You are first going to have to adjust your dataframe because addPolyline just connects all the coordinates in a sequence. It seems that you know your starting location and want it to branch out to 9 separate locations. I am going to start with your ending locations. Since you have not provided it, I will make a dataframe with 4 separate ending locations for the purpose of this demonstration.
dest_df <- data.frame (lat = c(41.82, 46.88, 41.48, 39.14),
lon = c(-88.32, -124.10, -88.33, -114.90)
)
Next, I am going to create a data frame with the central location of the same size (4 in this example) of the destination locations. I will use your original coordinates. I will explain why I'm doing this soon
orig_df <- data.frame (lat = c(rep.int(40.75, nrow(dest_df))),
long = c(rep.int(-73.99,nrow(dest_df)))
)
The reason why I am doing this is because the addPolylines feature will connect all the coordinates in a sequence. The way to get around this in order to create the image you described is by starting at the starting point, then going to destination point, and then back to the starting point, and then to the next destination point. In order to create the dataframe to do this, we will have to interlace the two dataframes by placing in rows as such:
starting point
- destination point 1
- starting point
- destination point 2
- and so forth...
The way I will do is create a key for both data frames. For the origin dataframe, I will start at 1, and increment by 2 (e.g., 1 3 5 7). For the destination dataframe, I will start at 2 and increment by 2 (e.g., 2, 4, 6, 8). I will then combine the 2 dataframes using a UNION all. I will then sort by my sequence to make every other row the starting point. I am going to use sqldf for this because that is what I'm comfortable with. There may be a more efficient way.
orig_df$sequence <- c(sequence = seq(1, length.out = nrow(orig_df), by=2))
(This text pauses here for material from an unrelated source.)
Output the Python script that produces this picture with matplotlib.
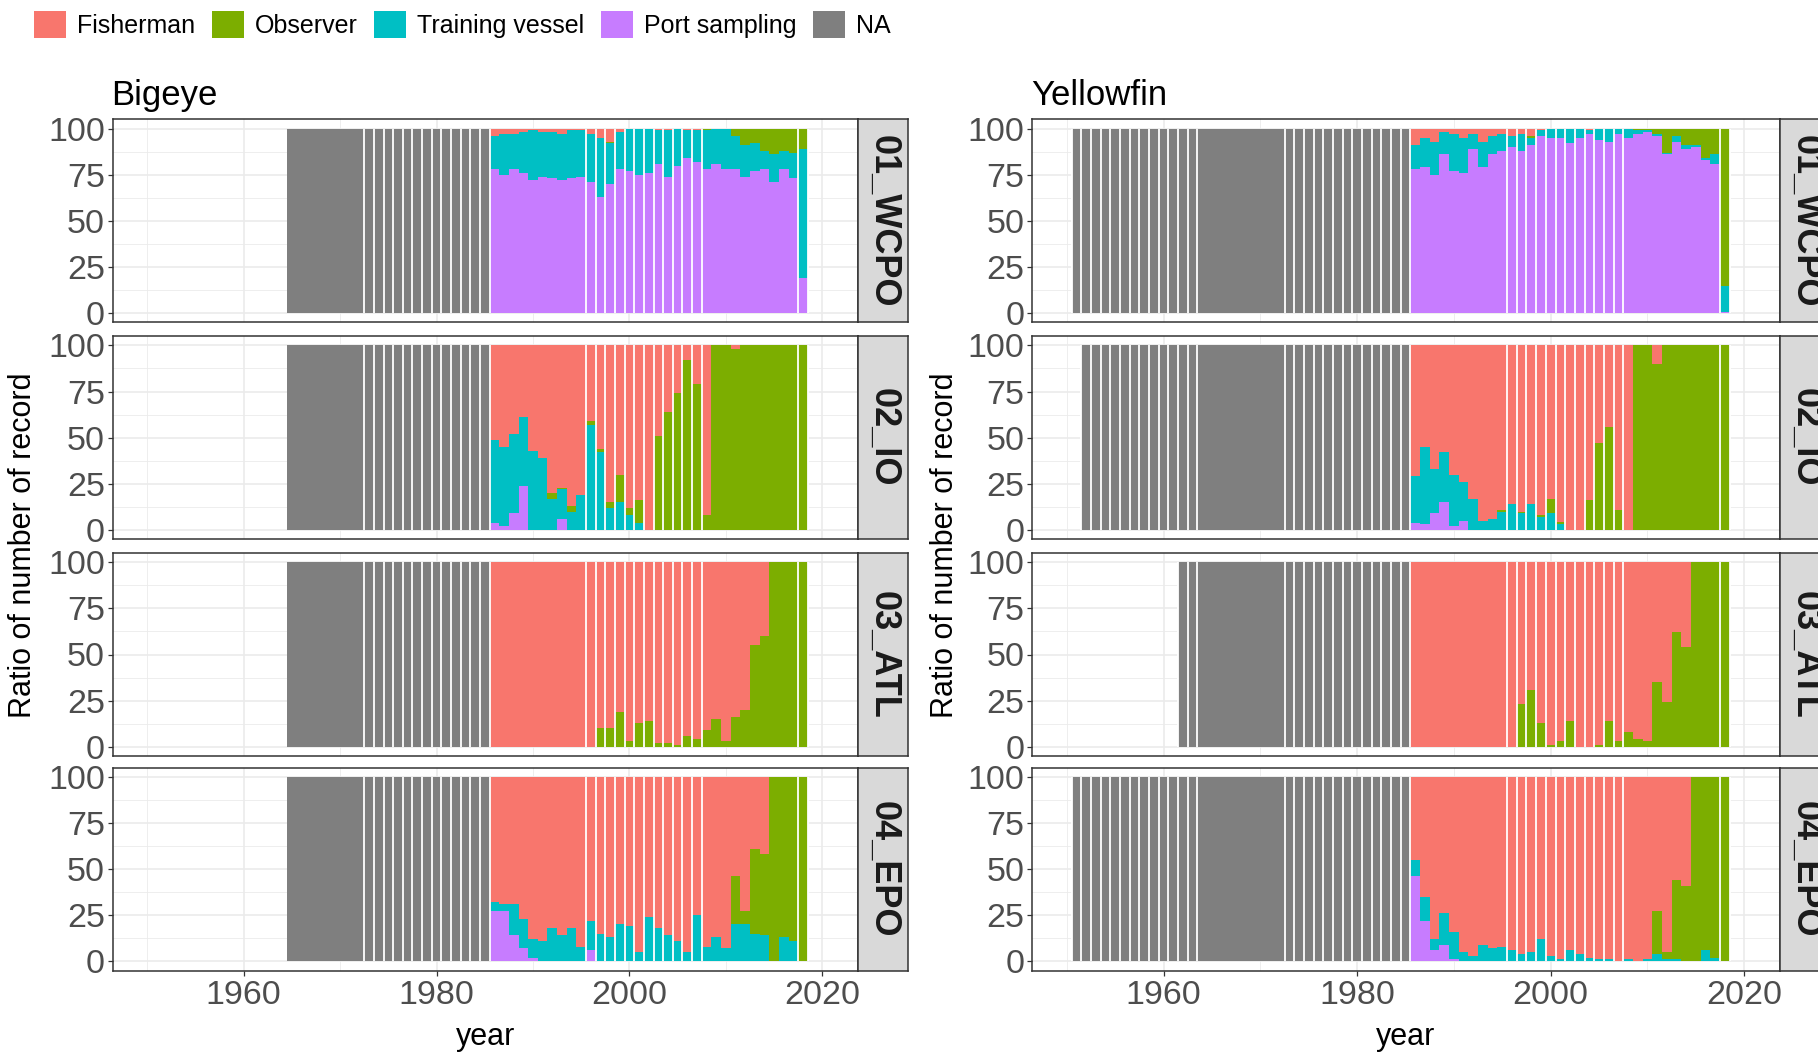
import matplotlib
matplotlib.use('Agg')
import matplotlib.pyplot as plt
from matplotlib.patches import Patch

plt.rcParams['font.family'] = ['Liberation Sans', 'DejaVu Sans']

# ---- data (percent of records per year) ----
categories = ['Fisherman', 'Observer', 'Training vessel', 'Port sampling', 'NA']
cat_colors = ['#F8766D', '#7CAE00', '#00BFC4', '#C77CFF', '#7F7F7F']
species = ['Bigeye', 'Yellowfin']
regions = ['01_WCPO', '02_IO', '03_ATL', '04_EPO']

# years before 1986 are all NA; from 1986 to 2018 the sources are known
years_known = list(range(1986, 2019))

bet_start = [1965, 1965, 1965, 1965]
yft_start = [1951, 1952, 1962, 1951]

# Bigeye
bet_wcpo_port = [78, 75, 78, 76, 72, 74, 73, 72, 73, 74, 71, 63, 70, 78, 77, 75, 76,
                 81, 74, 80, 84, 82, 78, 81, 78, 78, 74, 77, 78, 71, 78, 73, 19]
bet_wcpo_train = [18, 22, 19, 22, 27, 24, 25, 25, 26, 25, 26, 32, 22, 20, 23, 25, 24,
                  18, 25, 20, 15, 17, 21, 19, 22, 18, 17, 15, 10, 15, 10, 14, 70]
bet_wcpo_obs = [0, 0, 0, 0, 0, 0, 0, 0, 0, 0, 0, 0, 1, 0, 0, 0, 0,
                0, 0, 0, 0, 0, 1, 0, 0, 4, 9, 8, 12, 14, 12, 13, 11]

bet_io_port = [4, 2, 9, 24, 0, 0, 0, 6, 0, 0, 0, 0, 0, 0, 0, 0, 0,
               0, 0, 0, 0, 0, 0, 0, 0, 0, 0, 0, 0, 0, 0, 0, 0]
bet_io_train = [45, 43, 43, 37, 43, 39, 17, 16, 10, 19, 57, 42, 12, 15, 8, 4, 0,
                0, 0, 0, 0, 0, 0, 0, 0, 0, 0, 0, 0, 0, 0, 0, 0]
bet_io_obs = [0, 0, 0, 0, 0, 0, 3, 1, 3, 0, 2, 2, 3, 15, 4, 12, 0,
              51, 64, 74, 92, 79, 8, 100, 100, 98, 100, 100, 100, 100, 100, 100, 100]

bet_atl_port = [0] * 33
bet_atl_train = [0] * 33
bet_atl_obs = [0, 0, 0, 0, 0, 0, 0, 0, 0, 0, 0, 10, 10, 19, 3, 13, 14,
               2, 2, 1, 6, 4, 9, 15, 3, 16, 20, 55, 60, 100, 100, 100, 100]

bet_epo_port = [27, 27, 14, 7, 2, 0, 0, 0, 0, 0, 6, 0, 0, 0, 0, 0, 0,
                0, 0, 0, 0, 0, 0, 0, 0, 0, 0, 0, 0, 0, 0, 0, 0]
bet_epo_train = [5, 4, 17, 16, 10, 11, 18, 14, 18, 8, 16, 15, 13, 20, 19, 5, 24,
                 18, 14, 11, 5, 25, 8, 13, 7, 20, 20, 15, 14, 0, 13, 11, 0]
bet_epo_obs = [0, 0, 0, 0, 0, 0, 0, 0, 0, 0, 0, 0, 0, 0, 0, 0, 0,
               0, 0, 0, 0, 0, 0, 0, 0, 26, 7, 46, 44, 100, 87, 89, 100]

# Yellowfin
yft_wcpo_port = [78, 79, 75, 86, 77, 76, 89, 79, 86, 88, 90, 88, 91, 96, 95, 95, 92,
                 95, 97, 94, 93, 97, 95, 97, 98, 96, 86, 93, 89, 90, 83, 81, 0.5]
yft_wcpo_train = [13, 16, 18, 12, 20, 19, 8, 14, 10, 9, 6, 9, 4, 3, 5, 5, 8,
                  5, 2, 6, 7, 3, 5, 2, 1, 1, 1, 3, 2, 1, 1, 5, 14]
yft_wcpo_obs = [0, 0, 0, 0, 0, 0, 0, 0, 0, 0, 0, 0, 1, 0, 0, 0, 0,
                0, 0, 0, 0, 0, 0, 1, 1, 3, 13, 4, 9, 9, 16, 14, 85.5]

yft_io_port = [4, 3, 9, 15, 2, 5, 0, 0, 0, 0, 0, 0, 0, 0, 0, 0, 0,
               0, 0, 0, 0, 0, 0, 0, 0, 0, 0, 0, 0, 0, 0, 0, 0]
yft_io_train = [25, 42, 24, 27, 28, 21, 17, 5, 6, 10, 14, 9, 14, 7, 9, 3, 0,
                0, 0, 0, 0, 0, 0, 0, 0, 0, 0, 0, 0, 0, 0, 0, 0]
yft_io_obs = [0, 0, 0, 0, 0, 0, 0, 0, 0, 1, 0, 1, 0, 1, 8, 1.5, 0,
              0, 16.5, 47, 56, 11, 0, 100, 100, 90, 100, 100, 100, 100, 100, 100, 100]

yft_atl_port = [0] * 33
yft_atl_train = [0] * 33
yft_atl_obs = [0, 0, 0, 0, 0, 0, 0, 0, 0, 0, 0, 23, 31, 13, 1, 3, 14,
               0, 0, 1, 14, 3, 8, 4, 3, 35, 24, 62, 54, 100, 100, 100, 100]

yft_epo_port = [46, 22, 6, 9, 1, 0, 0, 0, 0, 0, 0, 0, 0, 0, 0, 0, 0,
                0, 0, 0, 0, 0, 0, 0, 0, 0, 0, 0, 0, 0, 0, 0, 0]
yft_epo_train = [9, 13, 6, 17, 15, 5, 3, 9, 7, 7.5, 6, 4, 5, 12, 3, 1, 6,
                 4, 2, 1, 1, 0, 1, 0, 1, 4, 1, 1, 0, 0, 6, 2, 0]
yft_epo_obs = [0, 0, 0, 0, 0, 0, 0, 0, 0, 0, 0, 0, 0, 0, 0, 0, 0,
               0, 0, 0, 0, 0, 0, 0, 0, 23, 4, 43, 41, 100, 94, 98, 100]

panel_data = {
    'Bigeye': [(bet_start[0], bet_wcpo_port, bet_wcpo_train, bet_wcpo_obs),
               (bet_start[1], bet_io_port, bet_io_train, bet_io_obs),
               (bet_start[2], bet_atl_port, bet_atl_train, bet_atl_obs),
               (bet_start[3], bet_epo_port, bet_epo_train, bet_epo_obs)],
    'Yellowfin': [(yft_start[0], yft_wcpo_port, yft_wcpo_train, yft_wcpo_obs),
                  (yft_start[1], yft_io_port, yft_io_train, yft_io_obs),
                  (yft_start[2], yft_atl_port, yft_atl_train, yft_atl_obs),
                  (yft_start[3], yft_epo_port, yft_epo_train, yft_epo_obs)],
}

# years whose bars show thin white separators in the original rendering
outlined_years = (list(range(1951, 1964)) + list(range(1973, 1986))
                  + list(range(1996, 2008)) + [2018])

# ---- layout (pixels of the 1818x1053 output) ----
W, H = 1818, 1053
fig = plt.figure(figsize=(W / 100, H / 100), dpi=100)

panel_x = {'Bigeye': (112.5, 858), 'Yellowfin': (1032, 1780)}
row_top = [119.4, 336.2, 553, 767.5]
row_h = 203
strip_w = 50

GRID = '#EBEBEB'
DARK = '#333333'
TICKC = '#4D4D4D'


def draw_panel(ax, start, port, train, obs):
    na_years = list(range(start, 1986))
    ax.bar(na_years, [100] * len(na_years), width=1.0, color=cat_colors[4], linewidth=0)
    fisher = [100 - p - t - o for p, t, o in zip(port, train, obs)]
    bottom = [0] * len(years_known)
    for vals, col in zip([port, train, obs, fisher], [cat_colors[3], cat_colors[2], cat_colors[1], cat_colors[0]]):
        ax.bar(years_known, vals, bottom=bottom, width=1.0, color=col, linewidth=0)
        bottom = [b + v for b, v in zip(bottom, vals)]
    edges = sorted({e for y in outlined_years if y >= start for e in (y - 0.5, y + 0.5)})
    ax.vlines(edges, 0, 100, color='white', linewidth=1.3)

    ax.set_xlim(1946.4, 2023.7)
    ax.set_ylim(-5, 105)
    ax.set_xticks([1960, 1980, 2000, 2020])
    ax.set_xticks([1950, 1970, 1990, 2010], minor=True)
    ax.set_yticks([0, 25, 50, 75, 100])
    ax.set_yticks([12.5, 37.5, 62.5, 87.5], minor=True)
    ax.grid(True, which='major', color=GRID, linewidth=1.2)
    ax.grid(True, which='minor', color=GRID, linewidth=0.6)
    ax.set_axisbelow(True)
    for s in ax.spines.values():
        s.set_color(DARK)
        s.set_linewidth(1.1)
    ax.tick_params(which='major', length=3.5, width=0.9, color=DARK,
                   labelsize=24.5, labelcolor=TICKC, pad=2)
    ax.tick_params(which='minor', length=0)


for sp in species:
    x0, x1 = panel_x[sp]
    for i, reg in enumerate(regions):
        top = row_top[i]
        rect = [x0 / W, 1 - (top + row_h) / H, (x1 - x0) / W, row_h / H]
        ax = fig.add_axes(rect)
        start, port, train, obs = panel_data[sp][i]
        draw_panel(ax, start, port, train, obs)
        if i < 3:
            ax.tick_params(axis='x', which='both', bottom=False, labelbottom=False)
        else:
            ax.tick_params(axis='x', pad=3)

        sax = fig.add_axes([x1 / W, 1 - (top + row_h) / H, strip_w / W, row_h / H])
        sax.set_facecolor('#D9D9D9')
        sax.set_xticks([])
        sax.set_yticks([])
        for s in sax.spines.values():
            s.set_color(DARK)
            s.set_linewidth(1.1)
        sax.text(0.5, 0.5, reg, rotation=-90, ha='center', va='center',
                 fontsize=26, fontweight='bold', color='#1A1A1A', transform=sax.transAxes)

    fig.text((x0 - 1) / W, 1 - 95.5 / H, sp, ha='left', va='center', fontsize=25, color='black')
    fig.text((x0 + x1) / 2 / W, 1 - 1037.5 / H, 'year', ha='center', va='center', fontsize=22)

fig.text(23 / W, 1 - 545 / H, 'Ratio of number of record', rotation=90,
         ha='center', va='center', fontsize=22)
fig.text(945 / W, 1 - 545 / H, 'Ratio of number of record', rotation=90,
         ha='center', va='center', fontsize=22)

handles = [Patch(facecolor=c, edgecolor='none', label=l) for c, l in zip(cat_colors, categories)]
fig.legend(handles=handles, loc='upper left', bbox_to_anchor=(34 / W, 1 - 11 / H),
           ncol=5, frameon=False, fontsize=18, handlelength=1.28, handleheight=1.28,
           handletextpad=0.45, columnspacing=0.65, borderpad=0, borderaxespad=0)

fig.savefig('out.png', dpi=100)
dest_df$sequence <- c(sequence = seq(2, length.out = nrow(orig_df), by=2))
library("sqldf")
q <- "
SELECT * FROM orig_df
UNION ALL
SELECT * FROM dest_df
ORDER BY sequence
"
poly_df <- sqldf(q)
The new dataframe looks like this (notice how the origin locations are interwoven between the destination):
And finally, you can make your map:
library("leaflet")
leaflet() %>%
addTiles() %>%
addPolylines(
data = poly_df,
lng = ~lon,
lat = ~lat,
weight = 3,
opacity = 3
)
And finally it should look like this:
I hope this helps anyone who is looking to do something like this in the future
Here is a possible approach based on the mapview package. Simply create SpatialLines connecting your start point with each of the end points (stored in locations), bind them together and display the data using mapview.
library(mapview)
library(raster)
## start point
root <- matrix(c(-73.993438700, 40.750545000), ncol = 2)
colnames(root) <- c("Long", "Lat")
## end points
locations <- data.frame(Long = (-78):(-70), Lat = c(40:44, 43:40))
## create and append spatial lines
lst <- lapply(1:nrow(locations), function(i) {
SpatialLines(list(Lines(list(Line(rbind(root, locations[i, ]))), ID = i)),
proj4string = CRS("+init=epsg:4326"))
})
sln <- do.call("bind", lst)
## display data
mapview(sln)
Just don't get confused by the Line-to-SpatialLines procedure (see ?Line, ?SpatialLines).